Study on integration of drying and separation for lignite by hot airflow gas–solid fluidized bed

[Display omitted] •Hot airflow and impeller are introduced into the gas–solid fluidized bed.•Effect of impeller on fluidization and drying performance of fluidized bed is studied.•Operational parameters are optimized for dry beneficiation of lignite.•Integration of drying and separation of high-moisture lignite is achieved. With the continuous consumption of high-quality coal, the efficient development of lignite resources is an important guarantee for the stable and sustainable development of coal industry. Due to the characteristics of lignite with high moisture content, its efficient separation is still a great challenge faced by the current industry.

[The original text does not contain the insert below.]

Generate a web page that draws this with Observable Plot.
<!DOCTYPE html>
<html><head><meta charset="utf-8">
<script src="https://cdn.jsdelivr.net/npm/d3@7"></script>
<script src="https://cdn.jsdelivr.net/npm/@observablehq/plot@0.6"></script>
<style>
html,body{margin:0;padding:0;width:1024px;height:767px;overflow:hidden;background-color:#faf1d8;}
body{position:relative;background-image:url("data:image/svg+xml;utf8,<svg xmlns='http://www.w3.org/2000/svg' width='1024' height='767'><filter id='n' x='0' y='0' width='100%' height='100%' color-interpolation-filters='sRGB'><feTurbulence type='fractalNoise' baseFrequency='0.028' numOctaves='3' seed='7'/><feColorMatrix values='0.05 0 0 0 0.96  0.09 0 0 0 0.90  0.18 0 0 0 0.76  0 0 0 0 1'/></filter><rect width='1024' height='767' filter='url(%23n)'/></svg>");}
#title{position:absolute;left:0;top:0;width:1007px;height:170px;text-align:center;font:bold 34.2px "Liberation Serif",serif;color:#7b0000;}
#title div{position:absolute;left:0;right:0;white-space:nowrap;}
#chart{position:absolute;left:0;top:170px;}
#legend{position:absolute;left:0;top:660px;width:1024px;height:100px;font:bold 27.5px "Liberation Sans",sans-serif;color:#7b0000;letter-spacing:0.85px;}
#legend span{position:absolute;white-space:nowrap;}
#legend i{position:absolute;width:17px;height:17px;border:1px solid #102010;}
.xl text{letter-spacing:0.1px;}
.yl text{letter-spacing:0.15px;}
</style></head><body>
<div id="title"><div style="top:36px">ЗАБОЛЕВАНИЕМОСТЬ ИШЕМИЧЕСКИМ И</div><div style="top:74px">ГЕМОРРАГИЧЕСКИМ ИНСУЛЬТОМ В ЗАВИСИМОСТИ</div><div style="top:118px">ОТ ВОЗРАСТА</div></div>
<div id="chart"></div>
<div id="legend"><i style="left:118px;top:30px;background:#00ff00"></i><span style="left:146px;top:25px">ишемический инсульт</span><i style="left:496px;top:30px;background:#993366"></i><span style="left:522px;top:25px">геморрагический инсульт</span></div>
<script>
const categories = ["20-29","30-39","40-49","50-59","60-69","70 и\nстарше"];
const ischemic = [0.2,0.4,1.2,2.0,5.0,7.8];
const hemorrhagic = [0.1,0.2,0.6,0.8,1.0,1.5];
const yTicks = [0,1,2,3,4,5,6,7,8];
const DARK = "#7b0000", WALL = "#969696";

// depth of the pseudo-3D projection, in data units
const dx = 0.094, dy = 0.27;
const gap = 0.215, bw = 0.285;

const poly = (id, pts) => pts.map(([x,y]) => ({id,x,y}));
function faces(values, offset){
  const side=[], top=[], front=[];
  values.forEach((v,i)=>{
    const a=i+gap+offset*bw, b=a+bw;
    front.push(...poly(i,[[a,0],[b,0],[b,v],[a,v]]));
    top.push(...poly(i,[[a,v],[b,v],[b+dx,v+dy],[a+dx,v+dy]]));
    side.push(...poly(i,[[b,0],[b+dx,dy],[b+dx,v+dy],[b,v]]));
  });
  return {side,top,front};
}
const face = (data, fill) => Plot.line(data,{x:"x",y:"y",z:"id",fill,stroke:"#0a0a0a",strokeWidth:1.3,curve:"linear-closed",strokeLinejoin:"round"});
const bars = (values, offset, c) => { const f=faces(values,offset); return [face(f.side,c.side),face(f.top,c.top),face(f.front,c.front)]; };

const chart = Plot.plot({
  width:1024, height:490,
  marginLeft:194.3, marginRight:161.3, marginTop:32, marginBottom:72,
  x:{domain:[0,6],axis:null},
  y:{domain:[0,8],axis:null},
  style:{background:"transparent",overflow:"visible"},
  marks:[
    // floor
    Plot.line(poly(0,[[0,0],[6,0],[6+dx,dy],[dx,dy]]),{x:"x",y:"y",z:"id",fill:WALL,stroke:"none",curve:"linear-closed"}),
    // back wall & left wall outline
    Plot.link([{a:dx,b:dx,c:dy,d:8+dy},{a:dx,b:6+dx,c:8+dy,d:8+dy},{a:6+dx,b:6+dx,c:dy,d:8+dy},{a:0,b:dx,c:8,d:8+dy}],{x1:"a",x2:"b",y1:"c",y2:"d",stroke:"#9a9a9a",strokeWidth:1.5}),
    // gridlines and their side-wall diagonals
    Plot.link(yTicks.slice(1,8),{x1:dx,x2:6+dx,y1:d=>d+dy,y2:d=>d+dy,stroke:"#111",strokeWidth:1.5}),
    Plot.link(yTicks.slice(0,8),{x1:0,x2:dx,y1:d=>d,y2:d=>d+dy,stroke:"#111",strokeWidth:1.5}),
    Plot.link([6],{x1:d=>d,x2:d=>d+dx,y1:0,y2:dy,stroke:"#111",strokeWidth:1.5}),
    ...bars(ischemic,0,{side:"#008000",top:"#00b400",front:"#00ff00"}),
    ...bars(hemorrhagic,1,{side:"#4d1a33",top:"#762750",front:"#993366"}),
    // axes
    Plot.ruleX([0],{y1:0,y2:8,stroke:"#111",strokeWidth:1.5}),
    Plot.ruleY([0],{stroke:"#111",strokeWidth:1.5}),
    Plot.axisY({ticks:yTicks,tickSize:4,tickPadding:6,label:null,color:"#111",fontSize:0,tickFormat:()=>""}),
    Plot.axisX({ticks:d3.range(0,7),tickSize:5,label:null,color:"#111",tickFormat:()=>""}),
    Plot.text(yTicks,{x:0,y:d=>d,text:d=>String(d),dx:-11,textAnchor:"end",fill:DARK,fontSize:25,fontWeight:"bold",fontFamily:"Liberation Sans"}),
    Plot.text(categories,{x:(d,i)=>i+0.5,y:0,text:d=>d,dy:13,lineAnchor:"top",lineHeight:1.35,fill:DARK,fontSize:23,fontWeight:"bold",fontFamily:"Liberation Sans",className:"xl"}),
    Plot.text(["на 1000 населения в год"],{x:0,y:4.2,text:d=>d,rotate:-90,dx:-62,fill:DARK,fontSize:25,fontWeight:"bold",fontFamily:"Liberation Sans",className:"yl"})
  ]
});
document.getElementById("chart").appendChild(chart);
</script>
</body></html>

In this study, to improve the dry beneficiation efficiency of lignite, hot airflow and impeller were introduced into the gas–solid fluidized bed to achieve the integration of drying and separation for lignite. Effects of the impeller diameter, airflow velocity, airflow temperature and impeller speed on the drying features and the fluidization characteristics of hot airflow gas–solid fluidized bed were investigated. Drying and fluidization tests indicated that the appropriate operational factors of impeller diameter of 61 mm, airflow velocity of 1.2Umf (that is, Umf is the minimum fluidizing airflow velocity), airflow temperature of 110 °C and impeller speed of 60 r/min should be adjusted to obtain the optimum fluidization environment for the drying and separation of lignite. Under the optimal operating conditions, a high-quality clean coal with ash content of 9.72 %, moisture content of 13.13 %, and calorific value of 4318.33 cal/g was obtained for 25–13 mm lignite, while that with ash content of 13.41 %, moisture content of 12.70 %, and calorific value of 4120.22 cal/g was obtained for 13–6 mm lignite. Efficient drying and separation of lignite could be realized by using the hot airflow gas–solid fluidized bed. This study provides theoretical guidance for efficient beneficiation of lignite resources with high moisture content by hot airflow gas–solid fluidized bed.